11. Allow each faculty member, after he or she has completed the equivalent of three years’ full-time work in teaching and/or non-teaching duties, access to a grievance process in the event of dismissal, non-reappointment, reduced workload, or retaliation.
12. Allow grievances to be decided by an objective faculty committee.
Faculty Government
13. Establish a faculty government at each college, composed of elected faculty members from each department or program, whose responsibility will be to represent the faculty’s interests.
14. Allow the faculty government to determine how its committees will be staffed and how committee work will be assigned.
15. Allow department and program committees to make decisions in hiring, class assignments, and salary increases based solely on the candidate’s or faculty member’s qualifications.

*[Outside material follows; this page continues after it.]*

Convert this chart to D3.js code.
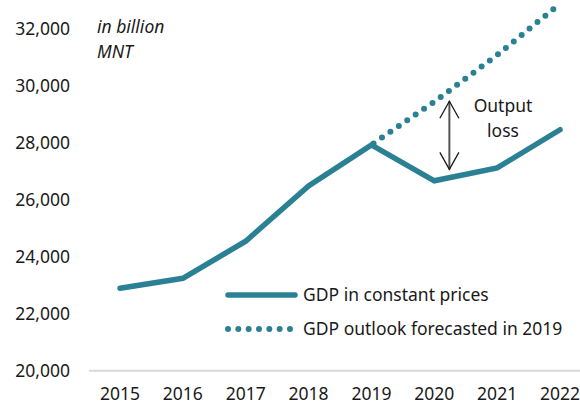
<!DOCTYPE html>
<html>
<head>
<script src="https://d3js.org/d3.v7.min.js"></script>
<style>
  body { margin: 0; background: #fff; }
  svg text { font-family: "Noto Sans", "Open Sans", sans-serif; fill: #1a1a1a; font-size: 17.5px; }
</style>
</head>
<body>
<div id="chart"></div>
<script>
// data (billion MNT)
var years = [2015, 2016, 2017, 2018, 2019, 2020, 2021, 2022];
var gdpActual = [22890, 23240, 24540, 26480, 27920, 26660, 27110, 28450];
var outlookYears = [2019, 2020, 2021, 2022];
var gdpOutlook = [27920, 29430, 31070, 32870];
var yTicks = [20000, 22000, 24000, 26000, 28000, 30000, 32000];
var legendLabels = ["GDP in constant prices", "GDP outlook forecasted in 2019"];

var W = 580, H = 405;
var teal = "#2b8194";

var svg = d3.select("#chart").append("svg")
  .attr("width", W).attr("height", H);

var x = d3.scaleLinear().domain([2015, 2022]).range([120, 560]);
var y = d3.scaleLinear().domain([20000, 32000]).range([370.7, 28.5]);

// baseline
svg.append("line")
  .attr("x1", 89).attr("x2", 580)
  .attr("y1", y(20000)).attr("y2", y(20000))
  .attr("stroke", "#d9d9d9").attr("stroke-width", 2);

// y labels
svg.append("g").selectAll("text")
  .data(yTicks).enter().append("text")
  .attr("x", 70).attr("y", function(d) { return y(d); })
  .attr("dy", "0.35em")
  .attr("text-anchor", "end")
  .text(d3.format(","));

// x labels
svg.append("g").selectAll("text")
  .data(years).enter().append("text")
  .attr("x", function(d) { return x(d); })
  .attr("y", 400)
  .attr("text-anchor", "middle")
  .text(function(d) { return d; });

// unit label
var unit = svg.append("text")
  .attr("y", 33)
  .style("font-style", "italic");
unit.append("tspan").attr("x", 97).text("in billion");
unit.append("tspan").attr("x", 97).attr("dy", 25).text("MNT");

// outlook dotted line
var line = d3.line()
  .x(function(d) { return x(d[0]); })
  .y(function(d) { return y(d[1]); });

svg.append("path")
  .datum(d3.zip(outlookYears, gdpOutlook))
  .attr("d", line)
  .attr("fill", "none")
  .attr("stroke", teal)
  .attr("stroke-width", 6)
  .attr("stroke-linecap", "round")
  .attr("stroke-dasharray", "0 10.2")
  .attr("stroke-dashoffset", -2.6);

// actual line
svg.append("path")
  .datum(d3.zip(years, gdpActual))
  .attr("d", line)
  .attr("fill", "none")
  .attr("stroke", teal)
  .attr("stroke-width", 5.5)
  .attr("stroke-linejoin", "miter")
  .attr("stroke-linecap", "round");

// output loss arrow
var ax = x(2020.24);
var yTop = y(29450), yBot = y(27060);
svg.append("line")
  .attr("x1", ax).attr("x2", ax).attr("y1", yTop).attr("y2", yBot)
  .attr("stroke", "#555").attr("stroke-width", 2);
svg.append("path")
  .attr("d", "M" + (ax - 9.5) + "," + (yTop + 17) + "L" + ax + "," + yTop + "L" + (ax + 9.5) + "," + (yTop + 17))
  .attr("fill", "none").attr("stroke", "#1a1a1a").attr("stroke-width", 1.3);
svg.append("path")
  .attr("d", "M" + (ax - 9.5) + "," + (yBot - 17) + "L" + ax + "," + yBot + "L" + (ax + 9.5) + "," + (yBot - 17))
  .attr("fill", "none").attr("stroke", "#1a1a1a").attr("stroke-width", 1.3);

var ol = svg.append("text")
  .attr("text-anchor", "middle");
ol.append("tspan").attr("x", 503).attr("y", 112).text("Output");
ol.append("tspan").attr("x", 503).attr("y", 137).text("loss");

// legend
var lg = svg.append("g");
lg.append("line")
  .attr("x1", 228).attr("x2", 295).attr("y1", 295).attr("y2", 295)
  .attr("stroke", teal).attr("stroke-width", 5.5).attr("stroke-linecap", "round");
lg.append("line")
  .attr("x1", 228).attr("x2", 290).attr("y1", 329).attr("y2", 329)
  .attr("stroke", teal).attr("stroke-width", 6)
  .attr("stroke-linecap", "round").attr("stroke-dasharray", "0 10.33");
lg.selectAll("text")
  .data(legendLabels).enter().append("text")
  .attr("x", 303)
  .attr("y", function(d, i) { return 301 + i * 34; })
  .text(function(d) { return d; });
</script>
</body>
</html>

16. Acknowledge that the faculty’s decisions in personnel and curriculum supersede those of the administration, as these are the areas in which the faculty has the superior expertise.
17. Allow the faculty of each department/program to adopt (by a majority vote) a set of bylaws that will define how the department/program will be governed internally, including the procedures for selecting a chair.
18. Require department and program chairs to be responsible for representing the faculty’s interests to the administration. If the majority of the department/program faculty feels that the chair is not representing their interests, allow them to select a new chair.
Professional Development
19. Establish a procedure for equitable distribution of professional development opportunities and funds to all faculty members.
Transparency
20. Publish policies, salary schedules and costs of benefits so that they are readily accessible by the public.
21. Require that committee business be conducted in a business-like way. Publish the memberships of committees, committee meeting minutes, and committee decisions so that they are readily accessible by the faculty, excepting the proceedings and decisions with regard to personnel that legally must be kept confidential.
Academic Freedom
22. Allow faculty members the freedom to teach the truth as they see it, without administrative, public, or political pressure, within the parameters of the best practices and principles of their respective disciplines.
23. Allow faculty members the freedom to comment on matters of unit or institutional policy without fear of retaliation.